## [THE TASK]
Show all lines of the listing that hold the word "seaborn".

## [SUPPLIED INFORMATION]
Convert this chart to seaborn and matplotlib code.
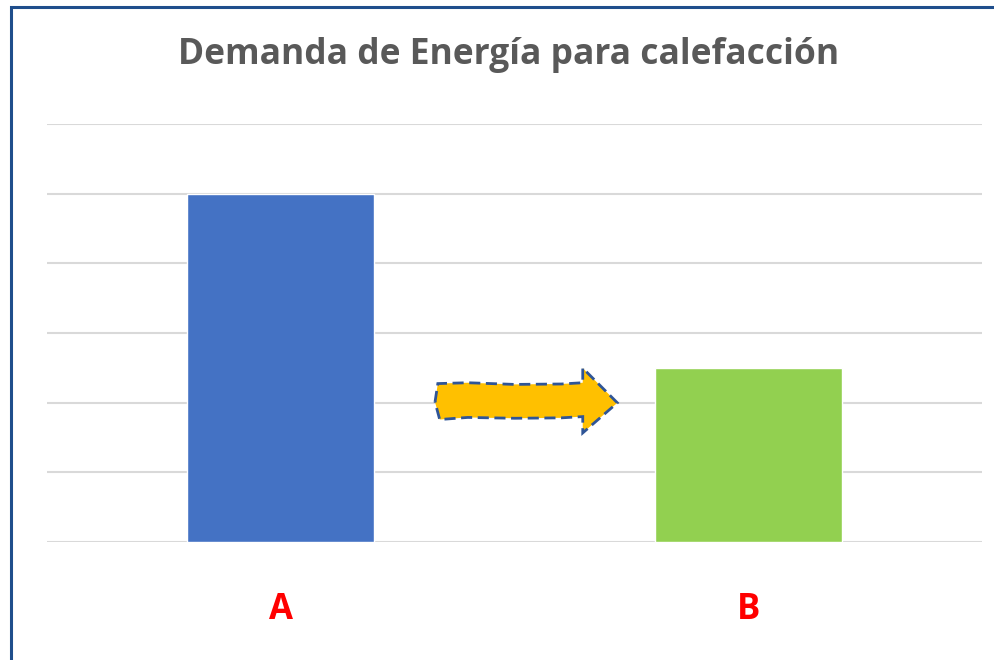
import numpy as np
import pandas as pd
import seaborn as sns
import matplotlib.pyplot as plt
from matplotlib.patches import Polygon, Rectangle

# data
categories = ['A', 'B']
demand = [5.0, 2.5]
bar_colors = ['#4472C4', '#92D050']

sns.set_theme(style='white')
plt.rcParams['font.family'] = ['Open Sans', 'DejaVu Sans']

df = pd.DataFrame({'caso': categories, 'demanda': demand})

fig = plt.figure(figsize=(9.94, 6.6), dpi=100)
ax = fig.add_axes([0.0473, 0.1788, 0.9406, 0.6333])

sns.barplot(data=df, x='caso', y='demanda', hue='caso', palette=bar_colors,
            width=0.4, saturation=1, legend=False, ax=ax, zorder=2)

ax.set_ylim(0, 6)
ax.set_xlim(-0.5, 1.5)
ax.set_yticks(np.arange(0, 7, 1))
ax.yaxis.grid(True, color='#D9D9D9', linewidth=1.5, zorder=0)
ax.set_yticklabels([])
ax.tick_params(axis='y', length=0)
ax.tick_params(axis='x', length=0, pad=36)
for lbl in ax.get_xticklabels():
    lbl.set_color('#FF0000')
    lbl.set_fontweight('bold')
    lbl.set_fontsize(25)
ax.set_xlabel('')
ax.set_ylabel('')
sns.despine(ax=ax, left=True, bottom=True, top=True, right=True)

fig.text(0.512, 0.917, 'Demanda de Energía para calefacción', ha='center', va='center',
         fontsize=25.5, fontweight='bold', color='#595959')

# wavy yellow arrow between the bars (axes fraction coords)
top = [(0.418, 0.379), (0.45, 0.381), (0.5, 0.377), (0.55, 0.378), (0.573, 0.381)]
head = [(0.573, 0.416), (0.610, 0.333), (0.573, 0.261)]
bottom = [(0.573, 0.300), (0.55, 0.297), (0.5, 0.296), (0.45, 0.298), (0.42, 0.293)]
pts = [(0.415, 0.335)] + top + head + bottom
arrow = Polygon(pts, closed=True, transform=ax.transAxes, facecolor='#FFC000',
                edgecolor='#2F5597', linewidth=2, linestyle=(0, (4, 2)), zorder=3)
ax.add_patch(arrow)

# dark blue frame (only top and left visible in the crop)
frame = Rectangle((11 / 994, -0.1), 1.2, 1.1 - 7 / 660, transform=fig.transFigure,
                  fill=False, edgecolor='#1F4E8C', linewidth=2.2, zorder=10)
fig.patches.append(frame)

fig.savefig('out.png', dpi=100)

## [ANSWER TO THE EXERCISE]
Convert this chart to seaborn and matplotlib code.
import seaborn as sns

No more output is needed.